▶ SUPPLIED MATERIAL:

"""

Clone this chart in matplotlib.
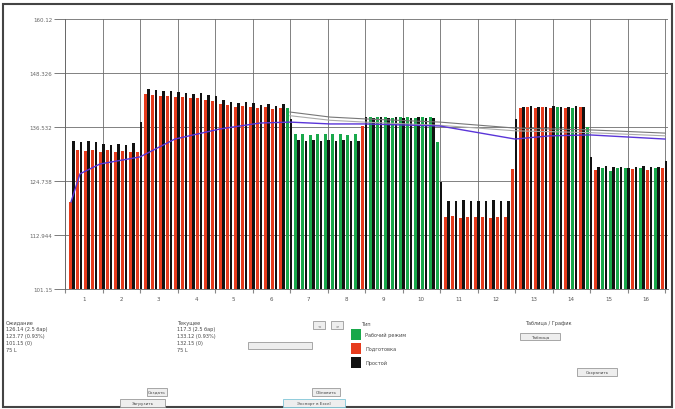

"""
"""

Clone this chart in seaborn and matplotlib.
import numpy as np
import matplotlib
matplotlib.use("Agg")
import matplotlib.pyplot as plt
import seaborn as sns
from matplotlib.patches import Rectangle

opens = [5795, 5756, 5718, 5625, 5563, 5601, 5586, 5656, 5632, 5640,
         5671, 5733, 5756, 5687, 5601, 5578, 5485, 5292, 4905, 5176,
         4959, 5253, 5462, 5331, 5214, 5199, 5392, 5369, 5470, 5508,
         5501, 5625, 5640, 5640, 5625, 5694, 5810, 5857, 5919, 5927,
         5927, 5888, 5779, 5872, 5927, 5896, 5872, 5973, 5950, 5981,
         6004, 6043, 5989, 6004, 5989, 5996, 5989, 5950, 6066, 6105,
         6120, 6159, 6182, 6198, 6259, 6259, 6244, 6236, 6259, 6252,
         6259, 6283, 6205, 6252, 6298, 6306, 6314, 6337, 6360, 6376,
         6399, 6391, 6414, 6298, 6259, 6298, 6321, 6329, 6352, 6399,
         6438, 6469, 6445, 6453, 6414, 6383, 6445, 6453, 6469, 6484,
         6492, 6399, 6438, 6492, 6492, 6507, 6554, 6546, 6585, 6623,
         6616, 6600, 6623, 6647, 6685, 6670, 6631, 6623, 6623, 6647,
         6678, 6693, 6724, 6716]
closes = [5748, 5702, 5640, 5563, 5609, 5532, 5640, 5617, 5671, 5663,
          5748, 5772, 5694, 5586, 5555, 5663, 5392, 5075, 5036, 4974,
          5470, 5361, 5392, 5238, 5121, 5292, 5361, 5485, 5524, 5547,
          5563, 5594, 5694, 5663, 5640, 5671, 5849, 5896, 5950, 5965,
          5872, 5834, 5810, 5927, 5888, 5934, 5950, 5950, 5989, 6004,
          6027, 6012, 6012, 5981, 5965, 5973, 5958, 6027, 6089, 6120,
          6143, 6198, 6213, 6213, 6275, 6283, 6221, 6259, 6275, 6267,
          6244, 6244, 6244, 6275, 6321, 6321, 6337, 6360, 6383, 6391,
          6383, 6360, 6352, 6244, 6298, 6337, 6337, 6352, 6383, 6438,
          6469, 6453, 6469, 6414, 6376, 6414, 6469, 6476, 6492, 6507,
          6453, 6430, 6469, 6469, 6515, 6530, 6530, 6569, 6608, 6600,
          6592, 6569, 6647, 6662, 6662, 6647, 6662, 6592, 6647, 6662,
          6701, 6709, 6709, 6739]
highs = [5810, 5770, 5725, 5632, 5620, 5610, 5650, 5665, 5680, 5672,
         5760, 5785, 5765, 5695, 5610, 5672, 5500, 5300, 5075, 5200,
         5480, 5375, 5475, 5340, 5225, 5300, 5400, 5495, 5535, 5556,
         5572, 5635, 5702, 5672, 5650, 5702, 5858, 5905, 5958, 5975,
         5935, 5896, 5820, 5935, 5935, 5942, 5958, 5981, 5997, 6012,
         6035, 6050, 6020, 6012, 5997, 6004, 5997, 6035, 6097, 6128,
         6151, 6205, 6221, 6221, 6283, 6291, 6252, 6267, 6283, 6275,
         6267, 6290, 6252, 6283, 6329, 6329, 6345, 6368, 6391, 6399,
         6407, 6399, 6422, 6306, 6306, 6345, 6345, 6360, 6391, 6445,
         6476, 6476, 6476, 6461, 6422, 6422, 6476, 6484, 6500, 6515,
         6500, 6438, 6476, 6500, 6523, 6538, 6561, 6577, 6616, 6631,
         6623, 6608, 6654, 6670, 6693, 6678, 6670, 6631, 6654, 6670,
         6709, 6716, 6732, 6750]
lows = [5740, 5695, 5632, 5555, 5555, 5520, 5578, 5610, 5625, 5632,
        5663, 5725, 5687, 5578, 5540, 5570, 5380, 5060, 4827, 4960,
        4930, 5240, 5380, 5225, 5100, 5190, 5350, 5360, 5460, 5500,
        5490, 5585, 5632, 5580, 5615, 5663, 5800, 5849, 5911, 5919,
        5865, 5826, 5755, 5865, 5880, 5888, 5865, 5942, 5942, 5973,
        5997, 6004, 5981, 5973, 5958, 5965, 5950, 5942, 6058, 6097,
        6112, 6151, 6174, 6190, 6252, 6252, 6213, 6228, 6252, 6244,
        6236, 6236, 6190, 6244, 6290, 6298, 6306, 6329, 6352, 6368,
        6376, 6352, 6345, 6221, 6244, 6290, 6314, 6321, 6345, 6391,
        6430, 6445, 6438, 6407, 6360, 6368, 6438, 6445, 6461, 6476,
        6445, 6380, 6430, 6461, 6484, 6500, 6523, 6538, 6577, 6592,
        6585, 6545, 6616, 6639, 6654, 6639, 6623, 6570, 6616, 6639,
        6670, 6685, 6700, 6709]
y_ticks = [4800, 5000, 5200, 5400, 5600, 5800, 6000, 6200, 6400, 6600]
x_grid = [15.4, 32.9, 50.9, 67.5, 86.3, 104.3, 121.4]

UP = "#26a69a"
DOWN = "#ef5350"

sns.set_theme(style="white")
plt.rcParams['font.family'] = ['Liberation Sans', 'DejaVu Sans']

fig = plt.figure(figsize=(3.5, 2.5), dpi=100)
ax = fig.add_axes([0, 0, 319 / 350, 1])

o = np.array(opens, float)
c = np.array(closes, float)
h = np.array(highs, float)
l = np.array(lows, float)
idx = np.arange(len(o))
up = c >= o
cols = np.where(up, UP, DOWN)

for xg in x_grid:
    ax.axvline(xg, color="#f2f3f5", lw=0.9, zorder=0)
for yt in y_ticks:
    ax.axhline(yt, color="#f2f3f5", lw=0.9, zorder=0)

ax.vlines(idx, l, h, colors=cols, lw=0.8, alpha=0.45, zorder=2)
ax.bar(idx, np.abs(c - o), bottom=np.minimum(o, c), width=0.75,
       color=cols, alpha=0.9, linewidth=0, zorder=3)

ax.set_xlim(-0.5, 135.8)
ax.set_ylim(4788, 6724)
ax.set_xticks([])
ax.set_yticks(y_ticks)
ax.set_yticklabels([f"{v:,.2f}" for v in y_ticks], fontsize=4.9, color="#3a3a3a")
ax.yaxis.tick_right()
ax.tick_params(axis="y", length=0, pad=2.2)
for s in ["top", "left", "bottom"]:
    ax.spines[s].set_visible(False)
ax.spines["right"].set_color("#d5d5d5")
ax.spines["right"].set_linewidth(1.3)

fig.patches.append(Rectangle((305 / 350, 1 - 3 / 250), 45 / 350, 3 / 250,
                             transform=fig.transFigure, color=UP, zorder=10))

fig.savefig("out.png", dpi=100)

"""

▶ PROMPT: Print, without alteration, the lines from the line with "Clone this chart in seaborn and matplotlib." to the line with "from matplotlib.patches import Rectangle". Include both of them, and omit every other line.

▶ FINAL ANSWER:
Clone this chart in seaborn and matplotlib.
import numpy as np
import matplotlib
matplotlib.use("Agg")
import matplotlib.pyplot as plt
import seaborn as sns
from matplotlib.patches import Rectangle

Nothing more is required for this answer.